**Task material**
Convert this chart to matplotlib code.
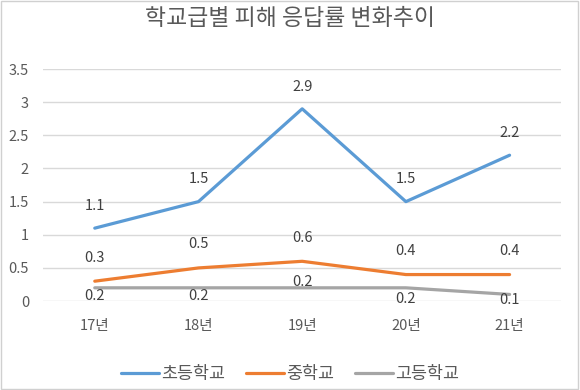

--

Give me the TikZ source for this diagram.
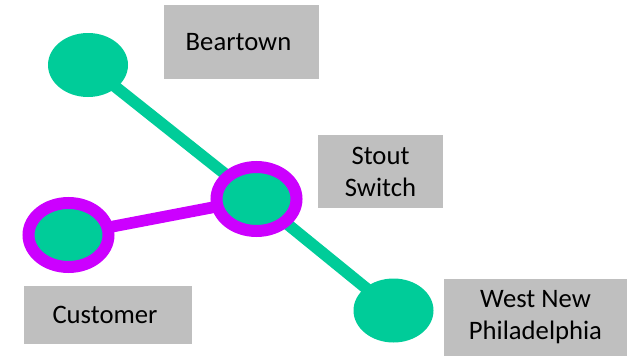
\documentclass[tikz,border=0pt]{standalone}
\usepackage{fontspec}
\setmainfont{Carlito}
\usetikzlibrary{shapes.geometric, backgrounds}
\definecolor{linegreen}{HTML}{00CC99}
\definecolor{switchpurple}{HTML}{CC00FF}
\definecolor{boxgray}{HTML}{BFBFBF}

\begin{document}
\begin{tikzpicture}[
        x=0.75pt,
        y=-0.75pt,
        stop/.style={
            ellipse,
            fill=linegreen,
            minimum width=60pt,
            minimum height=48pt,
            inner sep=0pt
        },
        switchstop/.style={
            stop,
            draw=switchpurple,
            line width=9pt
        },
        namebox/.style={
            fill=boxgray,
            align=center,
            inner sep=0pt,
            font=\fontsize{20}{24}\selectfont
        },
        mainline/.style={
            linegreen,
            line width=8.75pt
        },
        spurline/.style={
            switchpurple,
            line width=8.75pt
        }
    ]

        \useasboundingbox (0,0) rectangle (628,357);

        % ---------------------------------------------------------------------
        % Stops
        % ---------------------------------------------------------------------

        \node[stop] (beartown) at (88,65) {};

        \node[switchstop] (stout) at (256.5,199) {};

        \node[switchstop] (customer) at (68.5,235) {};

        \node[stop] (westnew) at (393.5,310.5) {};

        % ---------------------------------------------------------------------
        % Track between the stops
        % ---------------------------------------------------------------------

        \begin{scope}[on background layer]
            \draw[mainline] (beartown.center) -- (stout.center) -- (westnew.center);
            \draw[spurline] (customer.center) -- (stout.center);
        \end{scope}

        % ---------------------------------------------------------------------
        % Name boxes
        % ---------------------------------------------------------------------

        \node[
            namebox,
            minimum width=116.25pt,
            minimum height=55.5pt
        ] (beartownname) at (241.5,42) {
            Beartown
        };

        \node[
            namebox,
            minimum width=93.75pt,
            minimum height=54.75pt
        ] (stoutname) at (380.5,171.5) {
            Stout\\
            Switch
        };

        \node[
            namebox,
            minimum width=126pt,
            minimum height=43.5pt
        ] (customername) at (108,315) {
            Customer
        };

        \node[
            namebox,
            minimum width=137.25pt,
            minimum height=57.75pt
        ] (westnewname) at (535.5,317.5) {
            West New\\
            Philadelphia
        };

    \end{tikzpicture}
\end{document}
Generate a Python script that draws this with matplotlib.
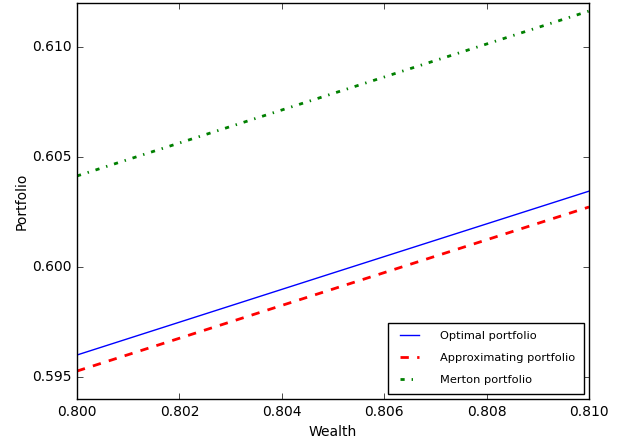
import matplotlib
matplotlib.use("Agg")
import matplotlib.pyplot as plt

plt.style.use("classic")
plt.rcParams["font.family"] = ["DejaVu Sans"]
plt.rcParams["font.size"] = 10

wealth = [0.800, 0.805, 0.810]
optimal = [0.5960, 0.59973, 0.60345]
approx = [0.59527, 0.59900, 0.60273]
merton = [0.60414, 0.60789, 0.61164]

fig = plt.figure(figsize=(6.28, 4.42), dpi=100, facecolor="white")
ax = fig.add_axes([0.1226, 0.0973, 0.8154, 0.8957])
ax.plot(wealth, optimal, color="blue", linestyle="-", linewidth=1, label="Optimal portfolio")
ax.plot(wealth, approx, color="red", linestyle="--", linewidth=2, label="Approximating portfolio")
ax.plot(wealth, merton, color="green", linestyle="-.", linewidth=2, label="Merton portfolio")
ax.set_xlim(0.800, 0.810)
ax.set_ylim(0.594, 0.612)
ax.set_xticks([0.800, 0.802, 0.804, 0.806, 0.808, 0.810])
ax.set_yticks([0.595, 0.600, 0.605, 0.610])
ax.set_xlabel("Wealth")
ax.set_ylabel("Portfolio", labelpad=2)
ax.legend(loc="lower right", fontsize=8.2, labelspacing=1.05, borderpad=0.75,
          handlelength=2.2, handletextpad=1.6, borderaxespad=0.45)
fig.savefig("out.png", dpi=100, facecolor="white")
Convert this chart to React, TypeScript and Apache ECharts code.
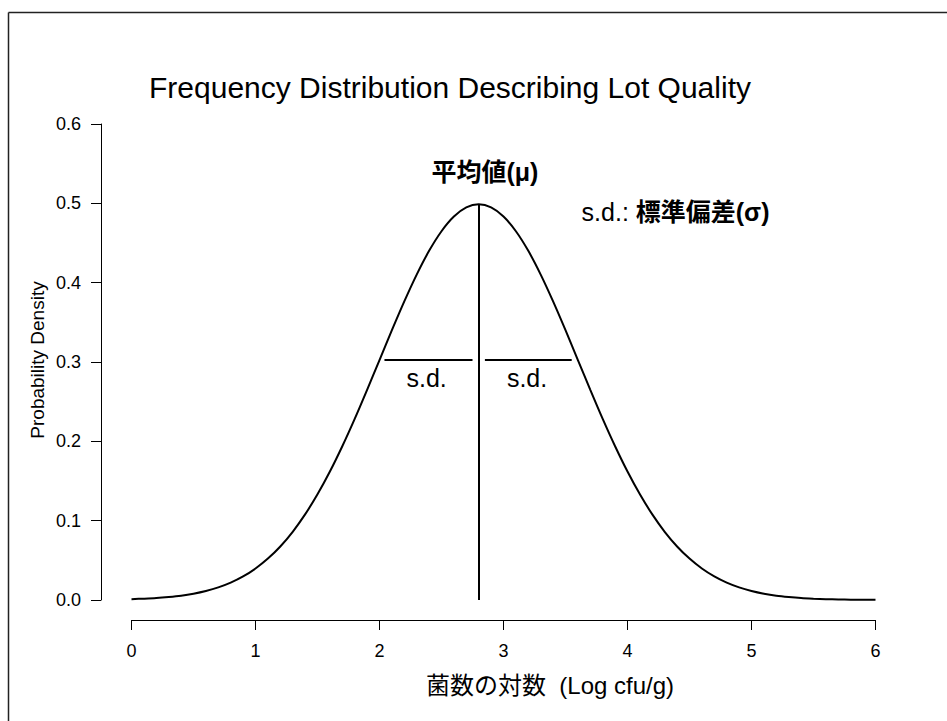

**Directions**
Begin at the line that has "Generate a Python", stop after the line that has "merton = [0.60414, 0.60789, 0.61164]", and reproduce every line between them exactly and nothing else. Pictures stay out of the copy.

**Finished task**
Generate a Python script that draws this with matplotlib.
import matplotlib
matplotlib.use("Agg")
import matplotlib.pyplot as plt

plt.style.use("classic")
plt.rcParams["font.family"] = ["DejaVu Sans"]
plt.rcParams["font.size"] = 10

wealth = [0.800, 0.805, 0.810]
optimal = [0.5960, 0.59973, 0.60345]
approx = [0.59527, 0.59900, 0.60273]
merton = [0.60414, 0.60789, 0.61164]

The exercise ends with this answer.